The moon has grown smaller in the recent past, and may still be shrinking, new images from NASA’s Lunar Reconnaissance Orbiter (LRO) spacecraft reveal.
The images show a series of modest cliffs – up to 300 meters high – and indicate relatively recent tectonic activity.
As the moon cooled and contracted, the mantle and surface crust were forced to respond, forming faults, or cliffs. Many have a semi-circular or lobe-shaped appearance.
“We estimate these cliffs, called lobate scarps, formed less than a billion years ago, and they could be as young as a hundred million years,” said Dr Thomas Watters of the Smithsonian’s National Air and Space Museum.
“Based on the size of the scarps, we estimate the distance between the moon’s center and its surface shrank by about 300 feet.”
The team believes the scarps are some of the newest features on the moon. They cut across small craters, which are generally themselves young as they are quickly eroded by other impacts.
In addition, large craters, which are likely to be old, don’t appear on top any of the scarps, and the scarps look crisp and new.
Lobate scarps on the moon were first discovered during the Apollo missions. But researchers couldn’t be sure they weren’t just the result of local activity around the equator.
However, the LRO images show found 14 previously undetected scarps, seven of which are at high latitudes, confirming that they’re a global phenomenon and making a shrinking moon the most likely explanation.

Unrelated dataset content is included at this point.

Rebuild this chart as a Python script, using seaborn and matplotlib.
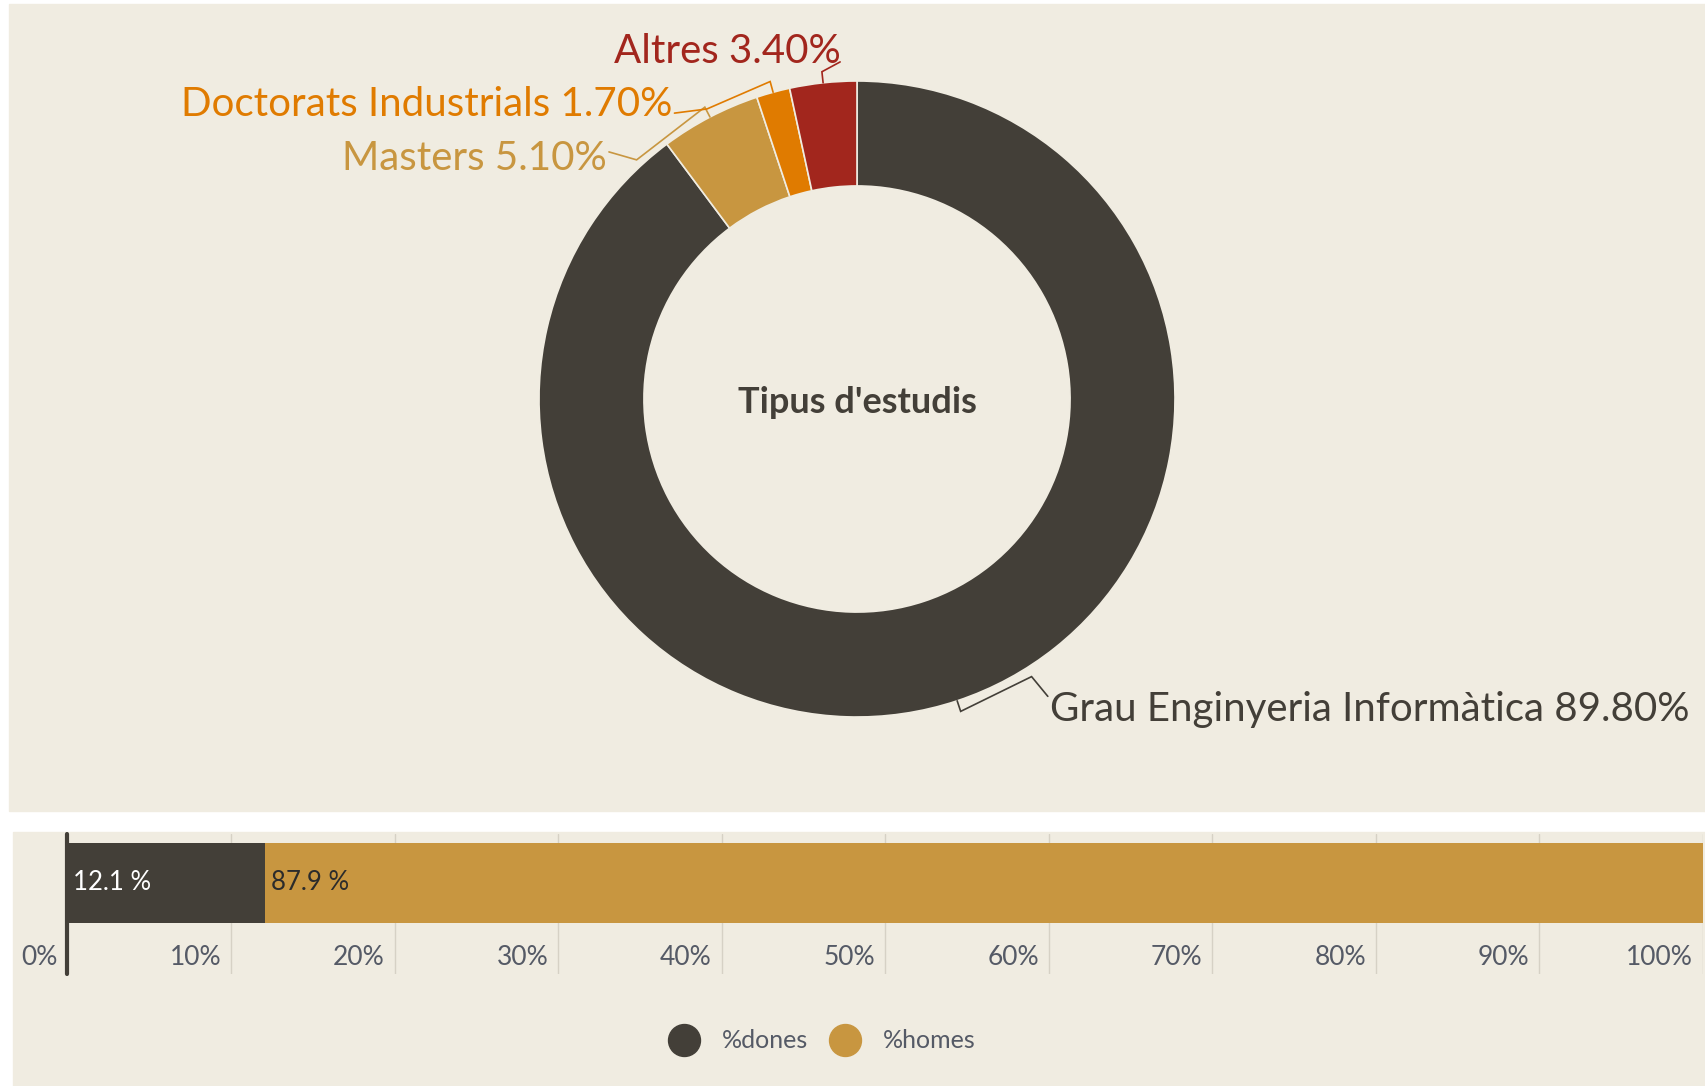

The youth of the scarps implies that the moon could have been cooling and shrinking very recently. Seismometers have recorded moonquakes, and while most can be attributed to things like meteorite strikes, the Earth’s gravitational tides, and day/night temperature changes, it’s justpossible that some may be associated with ongoing scarp formation.
The team plans to compare photographs of scarps by the Apollo Panoramic Cameras to new LRO images to see if any have changed over the decades.

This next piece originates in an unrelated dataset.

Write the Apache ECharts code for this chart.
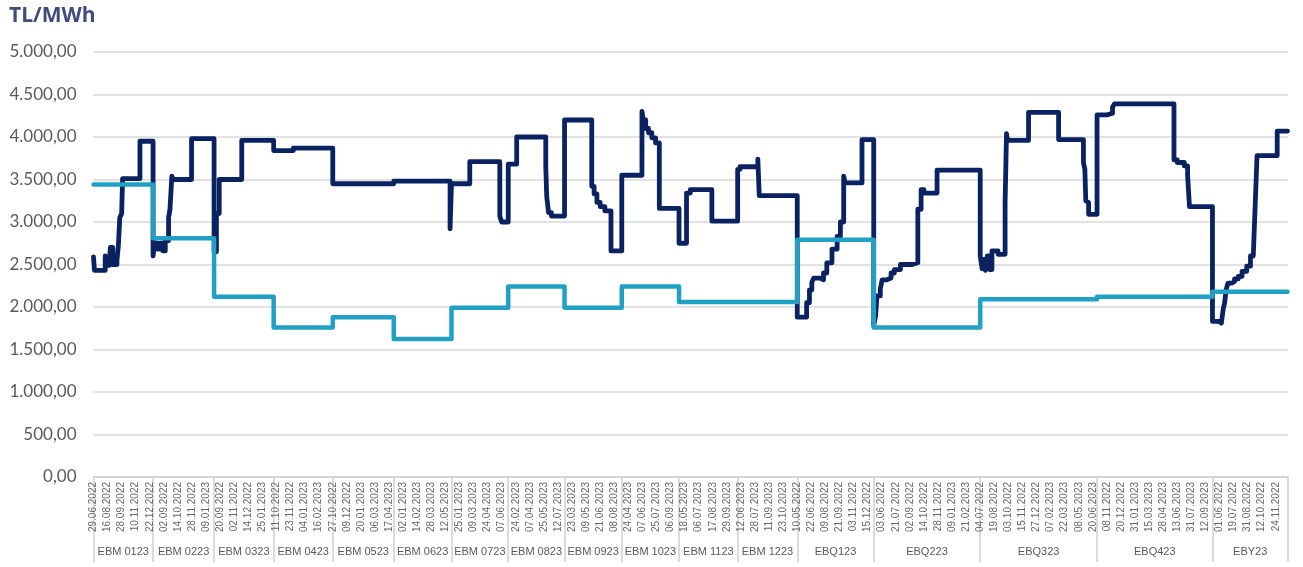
<!DOCTYPE html>
<html>
<head>
<meta charset="utf-8">
<script src="https://cdn.jsdelivr.net/npm/echarts@6/dist/echarts.min.js"></script>
<style>
html,body{margin:0;padding:0;background:#fff;}
#chart{width:1303px;height:567px;}
</style>
</head>
<body>
<div id="chart"></div>
<script>
// ---- DATA ----
// date labels, one every 30 trading days
const labelStep = 30;
const tickDates = [
 "29.06.2022","16.08.2022","28.09.2022","10.11.2022","22.12.2022",
 "02.09.2022","14.10.2022","28.11.2022","09.01.2023",
 "20.09.2022","02.11.2022","14.12.2022","25.01.2023",
 "11.10.2022","23.11.2022","04.01.2023","16.02.2023",
 "27.10.2022","09.12.2022","20.01.2023","06.03.2023","17.04.2023",
 "02.01.2023","14.02.2023","28.03.2023","12.05.2023",
 "25.01.2023","09.03.2023","24.04.2023","07.06.2023",
 "24.02.2023","07.04.2023","25.05.2023","12.07.2023",
 "23.03.2023","09.05.2023","21.06.2023","08.08.2023",
 "24.04.2023","07.06.2023","25.07.2023","06.09.2023",
 "18.05.2023","06.07.2023","17.08.2023","29.09.2023",
 "12.06.2023","28.07.2023","11.09.2023","23.10.2023",
 "10.05.2022","22.06.2022","09.08.2022","21.09.2022","03.11.2022","15.12.2022",
 "03.06.2022","21.07.2022","02.09.2022","14.10.2022","28.11.2022","09.01.2023","21.02.2023",
 "04.07.2022","19.08.2022","03.10.2022","15.11.2022","27.12.2022","07.02.2023","22.03.2023","08.05.2023","20.06.2023",
 "08.11.2022","20.12.2022","31.01.2023","15.03.2023","28.04.2023","13.06.2023","31.07.2023","12.09.2023",
 "01.06.2022","19.07.2022","31.08.2022","12.10.2022","24.11.2022"
];
// contracts (groups) and first trading-day index of each
const contracts = ["EBM 0123","EBM 0223","EBM 0323","EBM 0423","EBM 0523","EBM 0623","EBM 0723","EBM 0823","EBM 0923","EBM 1023","EBM 1123","EBM 1223","EBQ123","EBQ223","EBQ323","EBQ423","EBY23"];
const contractStart = [0,127,257,384,510,640,763,884,1004,1126,1248,1373,1500,1663,1890,2139,2385];
const totalDays = 2546;
// settlement reference (teal) per contract, TL/MWh
const referencePrice = [3440,2810,2120,1760,1880,1625,1990,2240,1990,2240,2060,2060,2790,1760,2090,2120,2180];
// contract price (navy): [trading-day index, TL/MWh] change points
const contractPrice = [
 [0,2590],[2,2430],[25,2600],[28,2490],[34,2560],[36,2700],[41,2500],[50,2550],[53,2720],[56,3050],[60,3100],[62,3510],[99,3950],
 [127,2600],[130,2750],[137,2680],[142,2750],[148,2660],[153,2780],[160,3050],[163,3150],[167,3540],[170,3500],[209,3980],
 [257,2650],[262,3100],[268,3500],[316,3960],
 [384,3840],[426,3870],
 [510,3450],
 [640,3480],[760,2920],
 [763,3450],[802,3710],[866,3070],[870,3000],
 [884,3680],[902,4000],[964,3650],[966,3300],[970,3110],[976,3070],
 [1004,4200],[1062,3420],[1067,3330],[1073,3230],[1080,3180],[1090,3130],[1103,2660],
 [1126,3550],[1169,4300],[1172,4200],[1177,4100],[1183,4050],[1190,3990],[1198,3930],[1206,3160],
 [1248,2750],[1264,3340],[1272,3380],[1318,3010],
 [1373,3620],[1378,3650],[1416,3740],[1419,3310],
 [1500,1880],[1520,2050],[1526,2200],[1531,2290],[1535,2340],[1549,2320],[1556,2400],[1563,2520],[1574,2680],[1585,2830],[1592,3000],[1599,3540],[1602,3460],[1638,3970],
 [1663,1780],[1667,1900],[1670,2130],[1677,2210],[1681,2320],[1691,2340],[1700,2400],[1707,2440],[1720,2500],[1745,2520],[1757,3150],[1764,3380],[1770,3340],[1798,3610],
 [1890,2600],[1894,2450],[1898,2560],[1901,2430],[1905,2600],[1910,2440],[1915,2660],[1928,2620],[1943,3220],[1946,4040],[1948,3960],[1993,4290],[2057,3970],[2110,3700],[2113,3620],[2115,3250],[2119,3230],[2121,3090],
 [2139,4260],[2160,4280],[2172,4350],[2176,4390],[2303,3730],[2310,3700],[2325,3660],[2332,3550],[2336,3180],
 [2385,1830],[2399,1810],[2404,1790],[2408,1980],[2411,2050],[2414,2200],[2418,2280],[2426,2300],[2432,2330],[2440,2360],[2448,2420],[2458,2480],[2466,2600],[2472,2620],[2476,3190],[2480,3780],[2523,4070],[2545,4070]
];

// ---- BUILD ----
const contractEnd = contractStart.slice(1).concat([totalDays]);
const contractCenter = contractStart.map((s,i)=> (s + contractEnd[i]) / 2);
const refData = [];
referencePrice.forEach((v,i)=>{ refData.push([contractStart[i], v]); });
refData.push([totalDays-1, referencePrice[referencePrice.length-1]]);

function trNum(v){
  const s = Math.round(v).toString().replace(/\B(?=(\d{3})+(?!\d))/g, '.');
  return s + ',00';
}
const gray = '#595959';
const chart = echarts.init(document.getElementById('chart'), null, {renderer:'canvas'});
chart.setOption({
  animation:false,
  backgroundColor:'#ffffff',
  title:{text:'TL/MWh', left:4, top:1, textStyle:{fontFamily:'Open Sans', fontWeight:'bold', fontSize:21, color:'#3f4c7c'}},
  grid:{left:93.5, right:15, top:52, bottom:90},
  xAxis:[
    {type:'value', min:0, max:totalDays, position:'bottom',
     axisLine:{show:true, lineStyle:{color:'#d0d0d0', width:1.5}},
     axisTick:{show:true, customValues: contractStart.concat([totalDays]), length:85, lineStyle:{color:'#d0d0d0', width:1.5}},
     axisLabel:{customValues: tickDates.map((d,i)=>i*labelStep), rotate:90, margin:5,
       formatter:(v)=> tickDates[Math.round(v/labelStep)] || '',
       fontSize:10, color:'#666666', fontFamily:'Liberation Sans'},
     splitLine:{show:false}},
    {type:'value', min:0, max:totalDays, position:'bottom', offset:65,
     axisLine:{show:false}, axisTick:{show:false}, splitLine:{show:false},
     axisLabel:{customValues: contractCenter, margin:4,
       formatter:(v)=>{ let b=0; contractCenter.forEach((c,i)=>{ if(Math.abs(c-v)<Math.abs(contractCenter[b]-v)) b=i; }); return contracts[b]; },
       fontSize:11, color:gray, fontFamily:'Liberation Sans'}}
  ],
  yAxis:{type:'value', min:0, max:5000, interval:500,
    axisLine:{show:false}, axisTick:{show:false},
    axisLabel:{formatter:trNum, fontSize:17, color:gray, margin:17, fontFamily:'Lato'},
    splitLine:{lineStyle:{color:'#d9d9d9', width:1.5}}},
  series:[
    {type:'line', xAxisIndex:0, step:'end', data:contractPrice, symbol:'none', silent:true,
     lineStyle:{color:'#0b2260', width:4.8, cap:'round', join:'round'}},
    {type:'line', xAxisIndex:0, step:'end', data:refData, symbol:'none', silent:true,
     lineStyle:{color:'#22a0c3', width:4.5, cap:'round', join:'round'}}
  ]
});
</script>
</body>
</html>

While Earth’s tides probably aren’t strong enough to create the scarps, they could contribute to their appearance, perhaps influencing their orientation, according to Watters.
During the next few years, the team hopes to use LRO’s high-resolution Narrow Angle Cameras (NACs) to see if the scarps have a preferred orientation or other features that might be associated with Earth’s gravitational pull.